1. "Normaler Gläubiger"
Rz. 51
Eine Schenkung – etwa zugunsten des Nächstberufenen – liegt gem. § 517, 3. Alt. BGB nicht vor. Eine Anfechtung nach §§ 129 ff. InsO und §§ 1 ff. AnfG scheidet aus diesem Grund und wegen des sonst eintretenden Wertungswiderspruchs zur Höchstpersönlichkeit der Ausschlagung (§ 83 InsO; Rdn 52) aus. Auch kann das "Recht" zur Annahme einer Erbschaft nicht gepfändet und überwiesen werden.

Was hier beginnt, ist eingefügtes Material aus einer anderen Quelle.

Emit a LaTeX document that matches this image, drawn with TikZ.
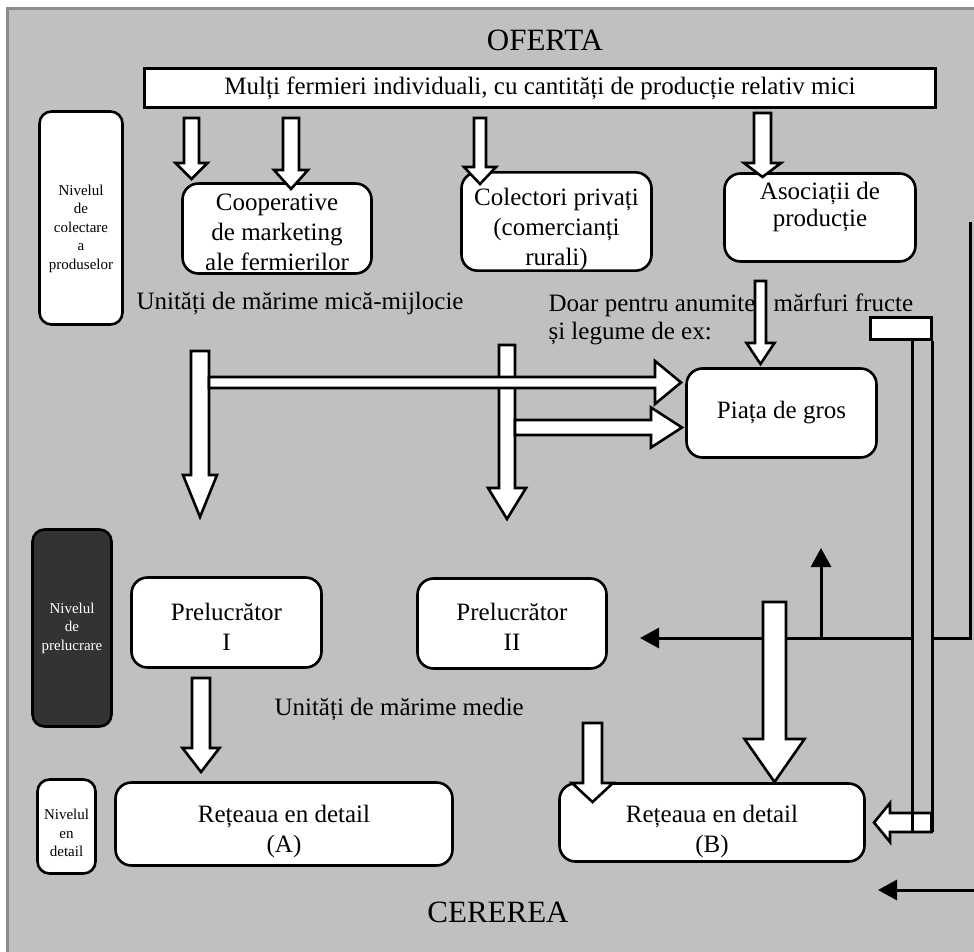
\documentclass[tikz,border=0pt]{standalone}
\usepackage{fontspec}
\setmainfont{Liberation Serif}
\usetikzlibrary{calc,arrows.meta}

\definecolor{bgray}{HTML}{C0C0C0}
\definecolor{edgegray}{HTML}{8C8C8C}
\definecolor{darkbox}{HTML}{333333}

\newcommand{\lblbig}{\fontsize{25pt}{30pt}\selectfont}
\newcommand{\lblsmall}{\fontsize{15pt}{18.5pt}\selectfont}
\newcommand{\lblhuge}{\fontsize{31pt}{36pt}\selectfont}
% invisible struts that push a box text down or up
\newcommand{\up}[1]{\rule{0pt}{#1}}
\newcommand{\dn}[1]{\rule[-#1]{0pt}{0pt}}

% block arrow: start, tip, shaft half width, head half width, head length (pt)
\newcommand{\fatarrow}[5]{%
  \coordinate (fa-b) at ($(#2)!#5pt!(#1)$);
  \filldraw[fat] ($(#1)!#3pt!90:(#2)$) -- ($(fa-b)!#3pt!90:(#2)$) -- ($(fa-b)!#4pt!90:(#2)$) -- (#2)
    -- ($(fa-b)!#4pt!-90:(#2)$) -- ($(fa-b)!#3pt!-90:(#2)$) -- ($(#1)!#3pt!-90:(#2)$) -- cycle;
}

\begin{document}
\begin{tikzpicture}[x=1pt,y=-1pt,>=Latex,
  box/.style={draw,fill=white,line width=2.6pt,rounded corners=16pt,align=center,inner sep=0pt,font=\lblbig},
  level/.style={box,rounded corners=12pt,font=\lblsmall},
  fat/.style={draw,fill=white,line width=2.6pt},
  wire/.style={line width=3pt},
  wirehead/.style={-{Triangle[length=19pt,width=20pt]}}]
  \useasboundingbox (0,0) rectangle (974,952);
  % background panel
  \fill[white] (0,0) rectangle (974,952);
  \fill[bgray] (6,7) rectangle (974,952);
  \draw[line width=3pt,edgegray] (7.5,952) -- (7.5,8.5) -- (974,8.5);

  % titles and free texts
  \node[font=\lblhuge] (oferta) at (545,40) {OFERTA};
  \node[font=\lblhuge] (cererea) at (498,912) {CEREREA};
  \node[anchor=west,font=\lblbig] (smallunits) at (133,303) {Unități de mărime mică-mijlocie};
  \node[anchor=west,font=\lblbig] (medunits) at (271,709) {Unități de mărime medie};
  \node[anchor=west,align=left,font=\fontsize{25pt}{28pt}\selectfont] (note) at (545,319)
    {Doar pentru anumite\hspace{12pt} mărfuri fructe\\și legume de ex:};

  % boxes
  \node[box,sharp corners,minimum width=791pt,minimum height=39pt] (farm) at (540,88)
    {Mulți fermieri individuali, cu cantități de producție relativ mici};
  \node[level,minimum width=83pt,minimum height=213pt] (lvcol) at (81,218)
    {\strut\\Nivelul\\de\\colectare\\a\\produselor};
  \node[box,minimum width=189pt,minimum height=90pt] (coop) at (277,228.5)
    {\up{25pt}Cooperative\\de marketing\\ale fermierilor};
  \node[box,minimum width=190pt,minimum height=88pt] (priv) at (556.5,221.5)
    {\up{33pt}Colectori privați\\(comercianți\\rurali)};
  \node[box,minimum width=191pt,minimum height=88pt,font=\fontsize{25pt}{27pt}\selectfont] (asoc) at (820,217.5)
    {Asociații de\\producție\dn{26pt}};
  \node[box,minimum width=190pt,minimum height=89pt] (piata) at (781.5,413) {Piața de gros};
  \node[box,minimum width=190pt,minimum height=90pt] (prel1) at (226.5,622.5) {\up{25pt}Prelucrător\\I};
  \node[box,minimum width=189pt,minimum height=90pt] (prel2) at (512,623.5) {\up{23pt}Prelucrător\\II};
  \node[level,fill=darkbox,text=white,minimum width=79pt,minimum height=197pt] (lvprel) at (72,628)
    {Nivelul\\de\\prelucrare};
  \node[level,minimum width=58pt,minimum height=94pt] (lvdet) at (66.5,826.5) {\up{24pt}Nivelul\\en\\detail};
  \node[box,minimum width=337pt,minimum height=83pt] (retA) at (284,824) {\up{32pt}Rețeaua en detail\\(A)};
  \node[box,minimum width=305pt,minimum height=78pt] (retB) at (712,822.5) {\up{35pt}Rețeaua en detail\\(B)};

  % arrow end points
  \coordinate (c1s) at (191.5,118);  \coordinate (c1t) at (191.5,179);
  \coordinate (c2s) at (291,118);    \coordinate (c2t) at (291,189);
  \coordinate (p1s) at (480,118);    \coordinate (p1t) at (480,184);
  \coordinate (a1s) at (762.5,113);  \coordinate (a1t) at (762.5,177);
  \coordinate (gs)  at (760.5,281);  \coordinate (gt)  at (760.5,364);
  \coordinate (v1s) at (200,351);    \coordinate (v1t) at (200,517);
  \coordinate (v2s) at (507,345);    \coordinate (v2t) at (507,519);
  \coordinate (h1s) at (209,382.5);  \coordinate (h1t) at (681,382.5);
  \coordinate (h2s) at (515,427.5);  \coordinate (h2t) at (682,427.5);
  \coordinate (rAs) at (201,678);    \coordinate (rAt) at (201,772);
  \coordinate (rBs) at (592.5,723);  \coordinate (rBt) at (592.5,802);
  \coordinate (bBs) at (774.5,602);  \coordinate (bBt) at (774.5,782);
  \coordinate (fds) at (931.5,822.5); \coordinate (fdt) at (874,822.5);

  % right side channel and lines
  \node[draw,fill=white,line width=2.6pt,minimum width=61pt,minimum height=22pt,inner sep=0pt] (gate) at (901,328.5) {};
  \coordinate (chL) at (912,339.5);
  \coordinate (chB) at (912,831.5);
  \coordinate (rtop) at (970,222);
  \coordinate (rbend) at (970,638);
  \coordinate (upT) at (821,548);
  \coordinate (toP2) at (640,638);
  \coordinate (botS) at (974,890);
  \coordinate (botT) at (878,890);
  \draw[wire] (rtop) -- (rbend) -- (gate.east |- rbend);
  \draw[wire,wirehead] (chL |- rbend) -- (toP2);
  \draw[wire,wirehead] (upT |- rbend) -- (upT);
  \draw[wire,wirehead] (botS) -- (botT);
  \fatarrow{fds}{fdt}{9.5}{19.5}{16}
  \draw[wire] (gate.south east) -- (gate.east |- chB);
  \draw[wire] (chL) -- (chB);

  % block arrows
  \fatarrow{c1s}{c1t}{7.5}{16}{16}
  \fatarrow{c2s}{c2t}{8}{17}{19}
  \fatarrow{p1s}{p1t}{6}{16}{17}
  \fatarrow{a1s}{a1t}{8.5}{18.5}{14}
  \fatarrow{gs}{gt}{5.5}{14}{21}
  \fatarrow{v1s}{v1t}{9}{17}{42}
  \fatarrow{v2s}{v2t}{8}{19}{31}
  \fatarrow{h1s}{h1t}{5.5}{21.5}{26}
  \fatarrow{h2s}{h2t}{7.5}{20}{31}
  \fatarrow{rAs}{rAt}{9}{18.5}{24}
  \fatarrow{rBs}{rBt}{9.5}{20.5}{19}
  \fatarrow{bBs}{bBt}{11.5}{30}{43}
\end{tikzpicture}
\end{document}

Möglicherweise ist aber der Wert eines (noch nicht endgültig angenommenen) Vermächtnisses, das der Erbe des Vermächtnisnehmers im Nachlass vorfindet, trotz späterer Ausschlagung durch den Erben noch im Verhältnis zu Pflichtteilsberechtigten zu berücksichtigen (§ 2311 BGB).
2. Regelinsolvenz
Rz. 52
Auch ein in Insolvenz befindlicher "Erbanwärter" kann die Entscheidung über die Annahme oder die Ausschlagung der Erbschaft oder des Vermächtnisses ohne Mitwirkung des Insolvenzverwalters treffen (§ 83 Abs. 1 S. 1 InsO); das Ausschlagungsrecht wird nicht Bestandteil der Insolvenzmasse. Dies gilt unabhängig davon, ob der Sterbefall vor oder nach Eröffnung des Insolvenzverfahrens stattfindet. Demzufolge kann auch ein bindend eingesetzter, nun in Insolvenz befindlicher Schlusserbe auf sein testamentarisches Erbrecht gem. § 2352 BGB verzichten.
3. Wohlverhaltensphase
Rz. 53
Der Treuhänder im Restschuldbefreiungsverfahren ist nicht zur Ausschlagung berufen; ihm fehlt bereits die umfassende Verfügungsbefugnis (§ 291 Abs. 1 InsO). Ein Obliegenheitsverstoß ist nach überwiegender Auffassung, wohl auch (obiter) des BGH, bei Ausschlagung durch den Schuldner selbst zu verneinen, so dass die RSB nicht gefährdet ist. Der in § 295 S 1 Nr. 2 InsO normierte Halbteilungsgrundsatz (Obliegenheit zur Verwertung) betrifft nur das tatsächlich angefallene, also nicht das ausgeschlagene Erbschaftsvermögen oder Vermächtnis.
4. Sozialleistungsträger
Rz. 54
Die Entscheidungsbefugnis über die Ausschlagung als Gestaltungsrecht kann auch der Sozialleistungsgläubiger nicht gem. § 93 Abs. 1 S. 4 SGB XII, § 33 Abs. 1 S. 3 SGB II mangels Anspruchsqualität auf sich überleiten (vgl. Rdn 24). Der Betroffene kann also selbst ausschlagen und damit einen Vermögensanfall, der weiteren aktuellen Sozialleistungsbezug verhindert und nach seinem Tod zehn Jahre rückwirkend zur Verwertung gem. § 102 SGB XII freigegeben ist, verhindern. Entgegen der Ansicht des OLG Stuttgart und des OLG Hamm verstößt eine (vom Erben selbst oder seinem Betreuer ausgehende) tatsächlich erklärte Ausschlagung einer (aufgrund "vergessenen Bedürftigen- bzw. Behindertentestaments" nicht i.S.d. § 2306 BGB beschwerten, somit an sich verwertbaren gesetzlichen oder testamentarischen) Erbschaft nach Ansicht des BGH und ihm folgender untergerichtlicher Rspr. nicht gegen die guten Sitten. Die sozialgerichtliche Rspr. ist insoweit allerdings zurückhaltender und verweist darauf, dass bei der Ausschlagung (anders als bei einem vorherigen Pflichtteils- oder Erbverzicht) Wert und Zusammensetzung des Nachlasses bekannt seien. Dennoch gibt es auch dann (selbst bei einem deutlich werthaltigen Nachlass) keine sittliche Pflicht zur Annahme einer Erbschaft ("negative Erbfreiheit").